The U.S. Air Force decided Thursday to withdraw more than 60 percent of its personnel from the Philippines because of damage to Clark Air Base from the Mount Pinatubo volcano.
The decision to withdraw the bulk of the Air Force personnel suggests that damage to Clark, where they had been stationed, is extensive and that it may take months before the facility can be used.Until Thursday, the evacuation of Americans from the Philippines affected primarily military dependents.
Mount Pinatubo spewed more ash over Clark, which is 10 miles away, and other areas during five eruptions Thursday, and regional officials raised the death toll from last week's massive explosions to 227.
Also Thursday, all flights in and out of Manila's airportwere canceled for the day so workers could spread asphalt over tons of ash piled along the runway shoulders.
The U.S. evacuation announcement does not affect Navy and Marine Corps personnel stationed at the Subic Bay Naval Base 25 miles southwest of the volcano.

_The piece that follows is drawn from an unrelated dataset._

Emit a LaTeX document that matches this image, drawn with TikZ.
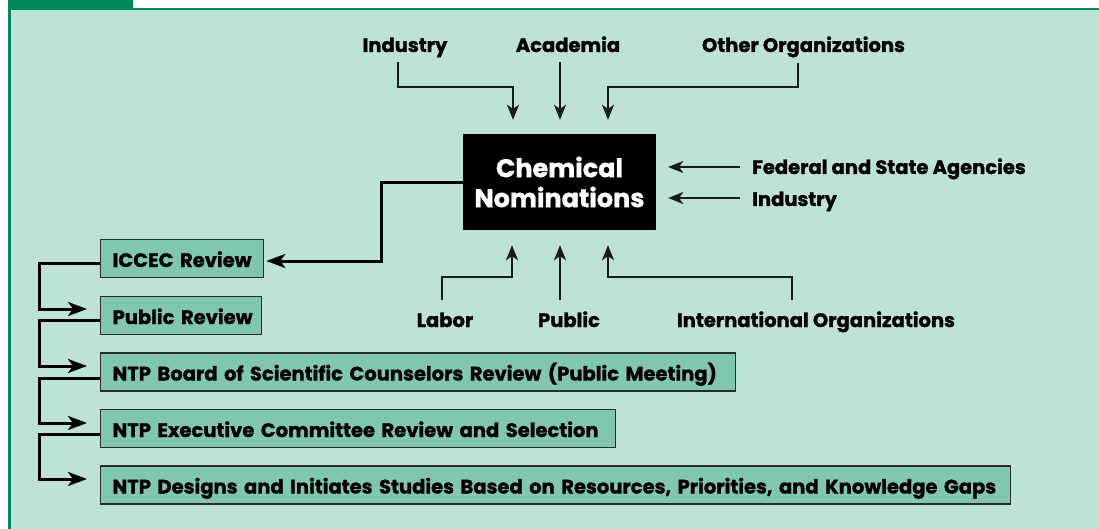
\documentclass[tikz,border=0pt]{standalone}
\usepackage{fontspec}
\setmainfont{Poppins}[BoldFeatures={FakeBold=1.2}]
\usetikzlibrary{arrows.meta,calc}
\definecolor{mint}{HTML}{BEE2D6}
\definecolor{framegreen}{HTML}{00875A}
\definecolor{stagefill}{HTML}{80C7AE}
\definecolor{stageline}{HTML}{2B2B2B}
\definecolor{feedline}{HTML}{1A1A1A}
\begin{document}
\begin{tikzpicture}[x=1pt,y=-1pt,
  lbl/.style={font=\fontsize{19.5}{23}\selectfont\bfseries, inner sep=0pt},
  hub/.style={fill=black, text=white, minimum width=193pt, minimum height=96pt,
    inner sep=0pt, align=center, font=\fontsize{25.5}{30}\selectfont\bfseries},
  stage/.style={draw=stageline, line width=1.3pt, fill=stagefill, anchor=west,
    minimum height=38pt, inner xsep=12pt, inner ysep=0pt, text height=17pt,
    text depth=0pt, align=left, font=\fontsize{19.5}{23}\selectfont\bfseries},
  feed/.style={draw=feedline, line width=1.6pt,
    -{Stealth[length=15pt,width=12pt,inset=4pt]}},
  flow/.style={draw=black, line width=3pt,
    -{Stealth[length=19pt,width=14pt,inset=5pt]}},
]
% page, title tab and panel
\useasboundingbox (0,0) rectangle (1099,529);
\fill[white] (0,0) rectangle (1099,529);
\fill[mint] (9.5,9) rectangle (1099,529);
\fill[framegreen] (8,0) rectangle (133,8.5);
\draw[framegreen, line width=2.5pt] (9.5,529) -- (9.5,9) -- (1099,9);

% central box
\node[hub] (chem) at (559.5,182) {Chemical\\Nominations};

% sources
\node[lbl, anchor=base] (srcInd) at (405,52) {Industry};
\node[lbl, anchor=base] (srcAca) at (568,52) {Academia};
\node[lbl, anchor=base] (srcOth) at (803.5,52) {Other Organizations};
\node[lbl, anchor=base west] (srcFed) at (752,174) {Federal and State Agencies};
\node[lbl, anchor=base west] (srcIndR) at (752,206) {Industry};
\node[lbl, anchor=base] (srcLab) at (445,327) {Labor};
\node[lbl, anchor=base] (srcPub) at (569,327) {Public};
\node[lbl, anchor=base] (srcInt) at (816,327) {International Organizations};

% review stages
\node[stage, text width=139pt] (iccec) at (100,258.5) {\mbox{ICCEC Review}};
\node[stage, text width=137pt] (pubrev) at (100,315.5) {\mbox{Public Review}};
\node[stage, text width=611pt] (board) at (100,372) {\mbox{NTP Board of Scientific Counselors Review (Public Meeting)}};
\node[stage, text width=491pt] (exec) at (100,428.5) {\mbox{NTP Executive Committee Review and Selection}};
\node[stage, text width=886pt] (designs) at (100,485) {\mbox{NTP Designs and Initiates Studies Based on Resources, Priorities, and Knowledge Gaps}};

% nominations flowing in
\draw[feed] ($(srcInd.base)+(-7,10)$) |- ($(chem.north)+(-46.5,-47)$) -- ($(chem.north)+(-46.5,-14)$);
\draw[feed] ($(srcAca.base)+(-8,10)$) -- ($(chem.north)+(0.5,-14)$);
\draw[feed] ($(srcOth.base)+(-5.5,11)$) |- ($(chem.north)+(48.5,-47)$) -- ($(chem.north)+(48.5,-14)$);
\draw[feed] ($(srcFed.base west)+(-12,-7)$) -- ($(chem.east)+(12,-15)$);
\draw[feed] ($(srcIndR.base west)+(-12,-8)$) -- ($(chem.east)+(12,16)$);
\draw[feed] ($(srcLab.base)+(-3,-27)$) |- ($(chem.south)+(-47.5,47)$) -- ($(chem.south)+(-47.5,15)$);
\draw[feed] ($(srcPub.base)+(-9,-27)$) -- ($(chem.south)+(0.5,15)$);
\draw[feed] ($(srcInt.base)+(-24,-27)$) |- ($(chem.south)+(48.5,47)$) -- ($(chem.south)+(48.5,15)$);

% review sequence
\draw[flow] ($(chem.west)+(0,1)$) -- ++(-81,0) |- ($(iccec.east)+(2,2.5)$);
\draw[flow] ($(iccec.west)+(0,4.5)$) -- ++(-61,0) |- ($(pubrev.west)+(-13,-6.5)$);
\draw[flow] ($(pubrev.west)+(0,4.5)$) -- ++(-61,0) |- ($(board.west)+(-13,-6)$);
\draw[flow] ($(board.west)+(0,6)$) -- ++(-61,0) |- ($(exec.west)+(-13,-5.5)$);
\draw[flow] ($(exec.west)+(0,5.5)$) -- ++(-61,0) |- ($(designs.west)+(-13,-6)$);
\end{tikzpicture}
\end{document}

U.S. Embassy spokesman Stanley Schrager said 4,500 Air Force personnel will board ships Friday at Subic and travel south to Cebu, where they will board flights for the United States.
That will leave 2,500 airmen in the Philippines - 1,500 at Clark to guard the base and another 1,000 at Subic.
Petty Officer Jerry Moore said the USS Long Beach, a cruiser, left Subic Thursday with about 500 dependents of military personnel. In all, about 2,000 were expected to be ferried out during the day.
Moore said about 6,000 dependents remain at Subic but are expected to be on their way to Cebu by Friday.